[Stored items from a collection]
>>>>
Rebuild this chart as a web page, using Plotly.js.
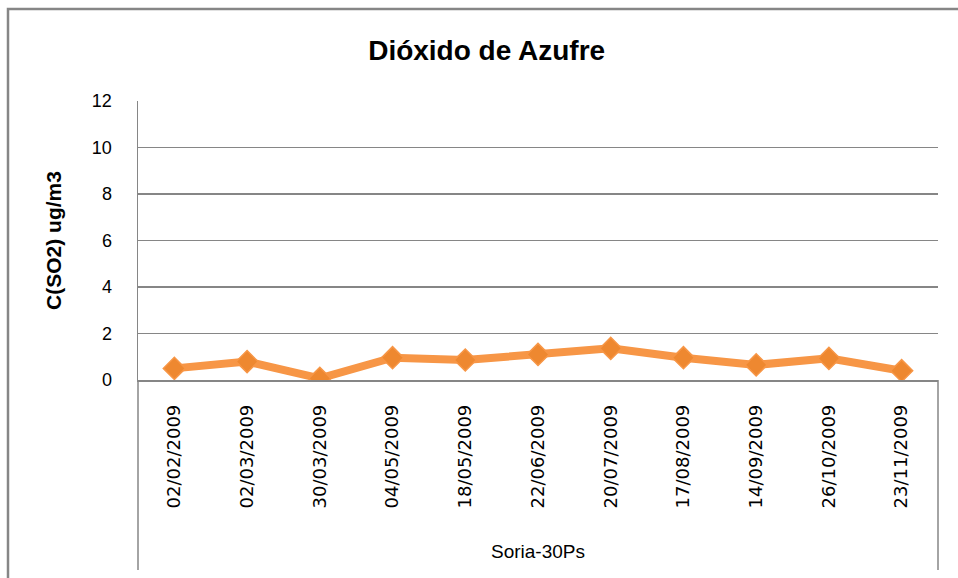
<!DOCTYPE html>
<html>
<head>
<meta charset="utf-8">
<script src="https://cdn.plot.ly/plotly-3.0.1.min.js"></script>
<style>html,body{margin:0;padding:0;background:#fff;}#chart{width:958px;height:578px;}</style>
</head>
<body>
<div id="chart"></div>
<script>
var dates = ["02/02/2009","02/03/2009","30/03/2009","04/05/2009","18/05/2009","22/06/2009","20/07/2009","17/08/2009","14/09/2009","26/10/2009","23/11/2009"];
var so2 = [0.50, 0.79, 0.07, 0.96, 0.86, 1.10, 1.36, 0.96, 0.65, 0.93, 0.40];
var yTicks = [0, 2, 4, 6, 8, 10, 12];
var groupLabel = "Soria-30Ps";
var chartTitle = "Dióxido de Azufre";
var yTitle = "C(SO2) ug/m3";

var gray = "#868686";
var trace = {
  x: dates, y: so2, type: "scatter", mode: "lines+markers",
  line: {color: "#F79646", width: 8},
  marker: {symbol: "diamond", size: 17, color: "#EE8830", line: {color: "#F79646", width: 1.5}},
  hoverinfo: "x+y"
};
var layout = {
  width: 958, height: 578,
  margin: {l: 138, r: 20, t: 101, b: 198},
  paper_bgcolor: "#fff", plot_bgcolor: "#fff",
  showlegend: false,
  title: {text: "<b>" + chartTitle + "</b>", font: {family: "Liberation Sans, Arial, sans-serif", size: 28, color: "#000"}, x: 0.508, xanchor: "center", y: 0.913, yanchor: "middle"},
  xaxis: {
    type: "category", range: [-0.5, dates.length - 0.5], tickangle: -90, automargin: false,
    showgrid: false, showline: true, linecolor: gray, linewidth: 1.5,
    ticks: "", ticklabelstandoff: 16,
    tickfont: {family: "DejaVu Sans, Verdana, sans-serif", size: 18, color: "#000"},
    zeroline: false
  },
  yaxis: {
    range: [0, 12], tickvals: yTicks, automargin: false,
    showgrid: true, gridcolor: gray, gridwidth: 1.5,
    showline: true, linecolor: gray, linewidth: 1.5,
    ticks: "", ticklabelstandoff: 21, zeroline: false,
    tickfont: {family: "Liberation Sans, Arial, sans-serif", size: 18, color: "#000"},
    title: {text: "<b>" + yTitle + "</b>", font: {family: "Liberation Sans, Arial, sans-serif", size: 21, color: "#000"}, standoff: 24}
  },
  shapes: [
    {type: "rect", xref: "paper", yref: "paper", x0: -0.1625, x1: 1.2, y0: -0.9, y1: 1.3297, line: {color: gray, width: 2.5}, fillcolor: "rgba(0,0,0,0)", layer: "below"},
    {type: "line", xref: "paper", yref: "paper", x0: 0, x1: 0, y0: -0.681, y1: 0, line: {color: gray, width: 1.5}},
    {type: "line", xref: "paper", yref: "paper", x0: 1, x1: 1, y0: -0.681, y1: 0, line: {color: gray, width: 1.5}}
  ],
  annotations: [
    {text: groupLabel, xref: "paper", yref: "paper", x: 0.5, y: -0.616, showarrow: false, xanchor: "center", yanchor: "middle", font: {family: "Liberation Sans, Arial, sans-serif", size: 19, color: "#000"}}
  ]
};
Plotly.newPlot("chart", [trace], layout, {displayModeBar: false, staticPlot: true});
</script>
</body>
</html>
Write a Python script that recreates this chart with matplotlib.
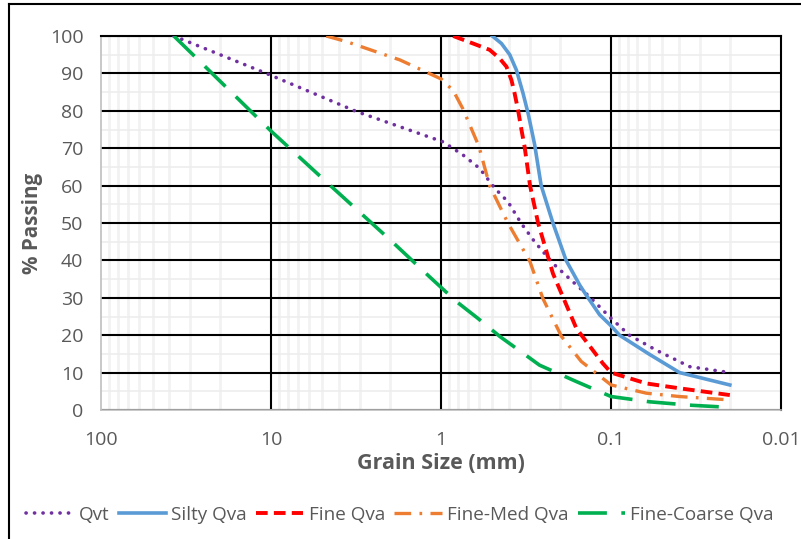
<<<<
### Written problem
Collect the lines of the data that carry the word "this".

### Result
Rebuild this chart as a web page, using Plotly.js.
Write a Python script that recreates this chart with matplotlib.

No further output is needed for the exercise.